I’m going to digress again, but it’s necessary. Is it me or are there more and more men falling back on this 1 time excuse? Gentlemen, do you know how aligned the stars have to be for you to get a woman pregnant from having sex 1 time? Physically, for a woman, it can only happen like 2-3 days a month. Nobody believes you.
By this point in the conversation, I pretty much checked out. This explanation was already more than I could have possibly expected. But yet, the part of me who knew I would write a blog about this outrageous situation, needed the rest.
I continued, “Wow, what a coincidence. Yeah, her body must have been on REAL high alert. So, that’s two kids and two BM’s. I guess the ½ comes in now?”
He started the next part with a little hesitation in his voice. “Well…. the good news is, once she got pregnant, she got back with her girlfriend. They got married and built a beautiful home. They started to raise my son and I participated in his life as well. Everything was in order until one random night, things got a little crazy and we had a menage a trois. Let’s just say the end result is that I got the other one pregnant.”

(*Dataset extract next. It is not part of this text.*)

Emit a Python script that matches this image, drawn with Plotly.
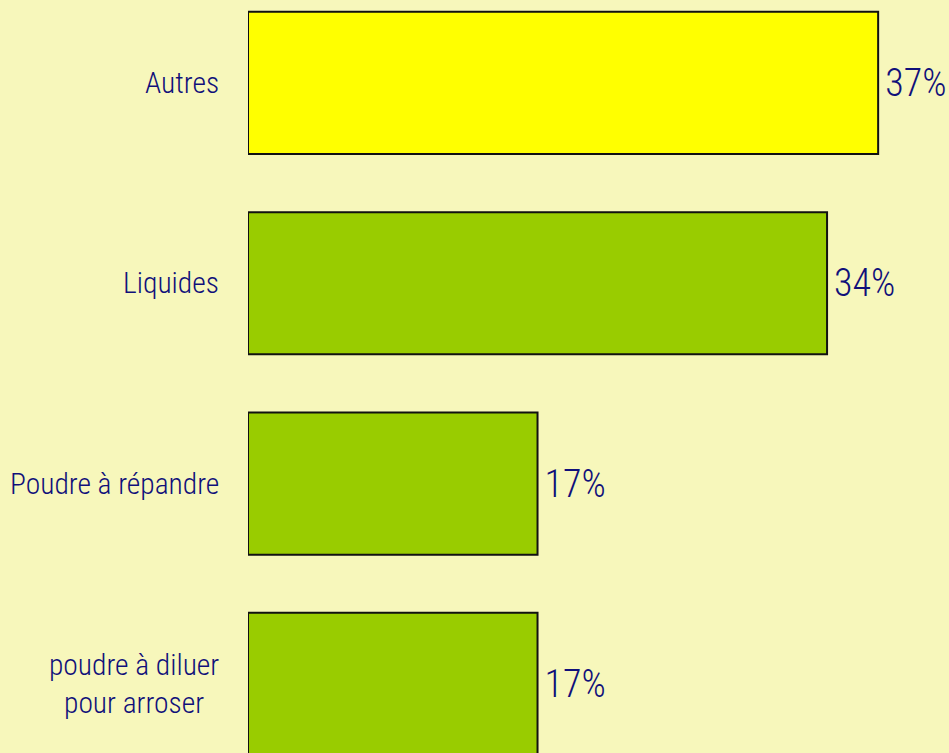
import plotly.graph_objects as go

categories = ["Autres", "Liquides", "Poudre à répandre", "poudre à diluer<br>pour arroser"]
values = [37, 34, 17, 17]
labels = ["37%", "34%", "17%", "17%"]
colors = ["#FFFF00", "#99CC00", "#99CC00", "#99CC00"]

FONT = "Roboto Condensed, Liberation Sans Narrow, DejaVu Sans Condensed, sans-serif"
NAVY = "#10107a"

fig = go.Figure()
fig.add_trace(go.Bar(
    y=list(range(len(categories))),
    x=values,
    orientation="h",
    marker=dict(color=colors, line=dict(color="#111111", width=2)),
    width=0.71,
    text=labels,
    texttemplate="\u200a%{text}",
    textposition="outside",
    textfont=dict(family=FONT, size=38, color=NAVY, weight=300),
    cliponaxis=False,
    hoverinfo="skip",
))

for i, c in enumerate(categories):
    fig.add_annotation(
        x=0, xref="paper", y=i, yref="y",
        text=c, showarrow=False, xanchor="right", align="center",
        xshift=-27,
        font=dict(family=FONT, size=29.5, color=NAVY, weight=300),
    )

fig.update_layout(
    width=949, height=753,
    margin=dict(l=248, r=0, t=0, b=0),
    paper_bgcolor="#F7F7BB",
    plot_bgcolor="#F7F7BB",
    showlegend=False,
    xaxis=dict(range=[0, 41.16], visible=False),
    yaxis=dict(range=[3.345, -0.414], visible=False),
)

fig.write_html("out.html", config={"displayModeBar": False},
               post_script="document.body.style.margin='0';document.body.style.overflow='hidden';")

I SPIT OUT MY SPRITE ALL OVER THE AIRPLANE WINDOW.
I MELTED INTO THE AIRPLANE SEAT.
I prayed for him, me, AND the minister next to me. I stopped to re evaluate all the facts. 1 baby in Mexico, 1 baby by a lesbian, 1 baby by the lesbian’s wife. 3 children living between 2 homes and 2 countries. 3 children, 2 moms and 1 supposed butch? 3 children and 2 of which were parented by a married couple. All of a sudden I understood what he meant by 2 ½ . It was confusing, he couldn’t quite classify it himself so how could I?
I wish I could tell you how the conversation ended but I’ll be quite honest, it was all a blur from there.
What I will say is that a week later, I was sitting in my best friends kitchen explaining this story to her and he facetimed me. We both fell out of our seats but I had to answer. I explained to him how ironic this call was because I was just sharing the details of his 2 ½ baby mothers.
He replied, “No, what is more ironic is I’m on the way to see my two sons now. You can see them and their mom…. Moms… parents.”
Sure enough, Adrienne and I did exactly that. We met baby mother #2 and 2 1/2. I wish I could wrap this up story up with a pretty bow, but just like there was no intro, there will be no outro. I just had to share.